0.24user 0.28system 0:00.17elapsed 292%CPU (0avgtext+0avgdata 5048maxresident)k
0inputs+8outputs (0major+941minor)pagefaults 0swaps
real 0m0.186s
user 0m0.246s
sys 0m0.285s
Much better! We’ve gotten more than twice as fast. The last thing
left to do is see if I can make splitSpaces
sane while keeping it
fast. I played around with that for a while, even creating a
micro-benchmark,
but the benchmark ended up not being very useful. Techniques that
improved overall runtime weren’t necessarily reflected in the
benchmark results. The current version of splitSpaces
is:
func splitSpaces(b []byte) [][]byte {
// most lines in smaps have the form "Swap: 4 kB", so
// preallocate the slice's array appropriately.
res := make([][]byte, 0, 3)
start := 0
for i := 0; i < len(b)-1; i++ {
if b[i] == ' ' {
start = i + 1
} else if b[i+1] == ' ' {
res = append(res, b[start:i+1])
start = i + 1
}
}
if start != len(b) && b[start] != ' ' {
res = append(res, b[start:])
}
return res
}
And improves performance ~ 9% over the previous implementation. Finally, I removed the tracking of shared-memory (since it can be derived as Pss - private), which shaved a few more percentage points off. The final profile looks like:
0.26user 0.25system 0:00.16elapsed 319%CPU (0avgtext+0avgdata 5164maxresident)k
0inputs+8outputs (0major+906minor)pagefaults 0swaps
real 0m0.170s
user 0m0.266s
sys 0m0.258s
Memory usage
I had trouble getting useful memory allocation info out of pprof apart
from the side-effects visible on CPU profiles, like the
byteslicetostring()
discussion above. time(1)
consistently
measured psm
’s max memory usage as at or under 5 MB, so it doesn’t
seem to be much of an issue.
Wrapping up
I love programming in go. It provides an environment where I can quickly produce production-quality code with awesome auto-generated docs. On top of that it provides easy, built-in tools for profiling, making optimization (even more) fun.
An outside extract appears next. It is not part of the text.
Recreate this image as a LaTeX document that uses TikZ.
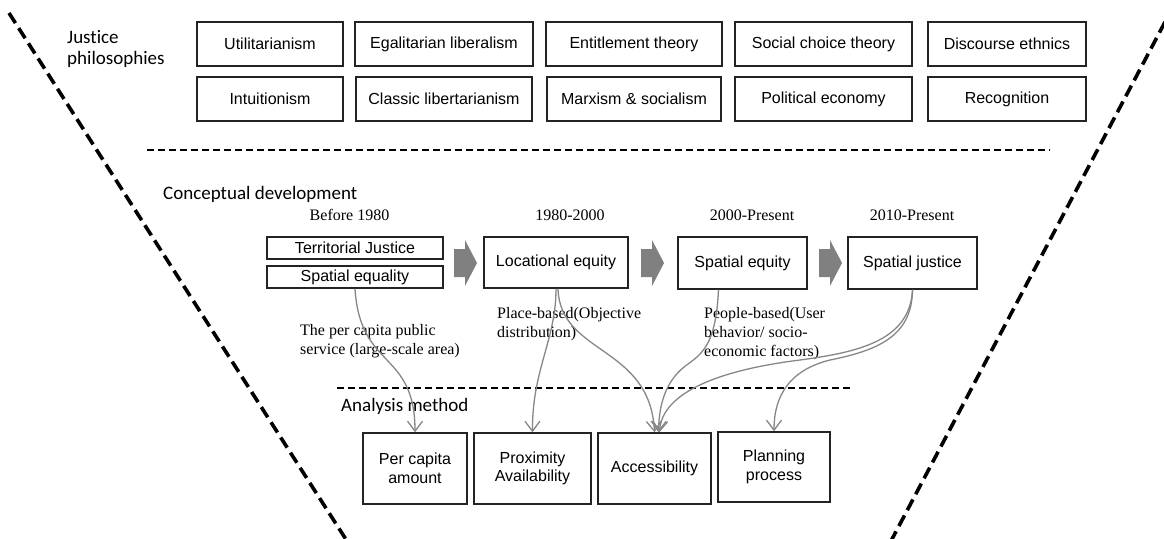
\documentclass[tikz,border=0pt]{standalone}
\usepackage{fontspec}
\setmainfont{Liberation Serif}
\newfontfamily\boxfont{Liberation Sans}
\newfontfamily\headfont[Ligatures=NoCommon]{Carlito}
\usetikzlibrary{arrows.meta}

\definecolor{edgeblack}{RGB}{35,35,35}
\definecolor{linkgray}{RGB}{135,135,135}
\definecolor{blockgray}{RGB}{128,128,128}

\tikzset{
  boxbase/.style={draw=edgeblack, line width=1.5pt, inner sep=0pt,
    font=\boxfont\fontsize{16}{18.5}\selectfont, align=center},
  philbox/.style={boxbase, minimum height=44pt},
  conceptbox/.style={boxbase},
  methodbox/.style={boxbase, minimum height=71pt},
  heading/.style={font=\headfont\fontsize{19}{21}\selectfont, inner sep=0pt, align=left},
  timelabel/.style={font=\fontsize{16}{19}\selectfont, inner sep=0pt},
  notelabel/.style={font=\fontsize{16}{19}\selectfont, inner sep=0pt, align=left, anchor=north west},
  link/.style={draw=linkgray, line width=1.3pt,
    -{Straight Barb[length=10pt,width=15pt,line width=1.3pt]}},
  borderline/.style={draw=black, line width=3.6pt, dash pattern=on 12pt off 6pt},
  dividerline/.style={draw=black, line width=1.8pt, dash pattern=on 7pt off 4pt},
  blockarrow/.pic={
    \fill[blockgray] (-23,-14) -- (-12,-14) -- (-12,-23) -- (0,0)
      -- (-12,23) -- (-12,14) -- (-23,14) -- cycle;
  }
}

\begin{document}
\begin{tikzpicture}[x=1pt,y=-1pt]
  \useasboundingbox (0,0) rectangle (1164,538);
  \fill[white] (0,0) rectangle (1164,538);

  % funnel outline
  \coordinate (funnelTL) at (9,13);
  \coordinate (funnelBL) at (347,541);
  \coordinate (funnelTR) at (1165,22);
  \coordinate (funnelBR) at (891,541);
  \draw[borderline] (funnelTL) -- (funnelBL);
  \draw[borderline] (funnelTR) -- (funnelBR);

  % dividers
  \coordinate (divAL) at (147,150);
  \coordinate (divAR) at (1050,150);
  \coordinate (divBL) at (337,388);
  \coordinate (divBR) at (851,388);
  \draw[dividerline] (divAL) -- (divAR);
  \draw[dividerline] (divBL) -- (divBR);

  % justice philosophies
  \node[heading, anchor=north west] (jphil) at (67,30) {Justice\\philosophies};

  \node[philbox, minimum width=146pt] (util)  at (270,44)   {Utilitarianism};
  \node[philbox, minimum width=178pt] (egal)  at (444,44)   {Egalitarian liberalism};
  \node[philbox, minimum width=176pt] (entit) at (634,44)   {Entitlement theory};
  \node[philbox, minimum width=177pt] (socch) at (823.5,44) {Social choice theory};
  \node[philbox, minimum width=158pt] (disc)  at (1007,44)  {Discourse ethnics};

  \node[philbox, minimum width=146pt] (intu)  at (270,99)   {Intuitionism};
  \node[philbox, minimum width=176pt] (clib)  at (444,99)   {Classic libertarianism};
  \node[philbox, minimum width=174pt] (marx)  at (634,99)   {Marxism \& socialism};
  \node[philbox, minimum width=177pt] (polec) at (823.5,99) {Political economy};
  \node[philbox, minimum width=158pt] (recog) at (1007,99)  {Recognition};

  % conceptual development
  \node[heading, anchor=base west] (cdev) at (163,199.5) {Conceptual development};

  \node[timelabel, anchor=base] (tBefore) at (349.5,220) {Before 1980};
  \node[timelabel, anchor=base] (tEighty) at (570,220)   {1980-2000};
  \node[timelabel, anchor=base] (tTwoK)   at (752,220)   {2000-Present};
  \node[timelabel, anchor=base] (tTwoTen) at (912,220)   {2010-Present};

  \node[conceptbox, minimum width=176pt, minimum height=22pt] (terr) at (355,248) {Territorial Justice};
  \node[conceptbox, minimum width=176pt, minimum height=22pt] (speq) at (355,277) {Spatial equality};
  \node[conceptbox, minimum width=144pt, minimum height=51pt] (loc)  at (556,262.5) {Locational equity};
  \node[conceptbox, minimum width=129pt, minimum height=52pt] (spe)  at (742.5,263) {Spatial equity};
  \node[conceptbox, minimum width=129pt, minimum height=52pt] (spj)  at (912.5,263) {Spatial justice};

  \pic at (477,263) {blockarrow};
  \pic at (664,263) {blockarrow};
  \pic at (842,263) {blockarrow};

  \node[notelabel] (notePer)    at (300,324) {The per capita public\\service (large-scale area)};
  \node[notelabel] (notePlace)  at (497,307) {Place-based(Objective\\distribution)};
  \node[notelabel] (notePeople) at (704,307) {People-based(User\\behavior/ socio-\\economic factors)};

  % analysis method
  \node[heading, anchor=base west] (amethod) at (341,411) {Analysis method};

  \node[methodbox, minimum width=104pt] (pc)   at (415,468.5)   {Per capita\\amount};
  \node[methodbox, minimum width=117pt] (prox) at (532.5,468.5) {Proximity\\Availability};
  \node[methodbox, minimum width=113pt] (acc)  at (654.5,468.5) {Accessibility};
  \node[methodbox, minimum width=112pt, minimum height=70pt] (plan) at (774,467) {Planning\\process};

  % links from concepts to methods
  \draw[link] (speq.south) .. controls (360,370) and (415,350) .. (pc.north);
  \draw[link] (loc.south) .. controls (556,340) and (532,370) .. (prox.north);
  \draw[link] ([xshift=2pt]loc.south) .. controls (560,355) and (650,345) .. (acc.north);
  \draw[link] ([xshift=-24pt]spe.south) .. controls (716,340) and (705,352) .. (688,364)
    .. controls (668,378) and (659,400) .. ([xshift=4pt]acc.north);
  \draw[link] (spj.south) .. controls (910,340) and (860,352) .. (800,360)
    .. controls (720,370) and (662,392) .. ([xshift=5pt]acc.north);
  \draw[link] (spj.south) .. controls (912,335) and (880,350) .. (830,360)
    .. controls (790,370) and (774,395) .. (plan.north);
\end{tikzpicture}
\end{document}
UPDATE: I edited the part where I tried to claim that the Go standard
library didn’t have anything that worked like splitSpaces
.
bytes.Fields
does indeed already exist, as pointed
out on Hacker News. I
would still have come to the same conclusion - bytes.Fields is much
slower than my final splitSpaces
function due to its use of
unicode.IsSpace (.249 seconds runtime vs .158, currently).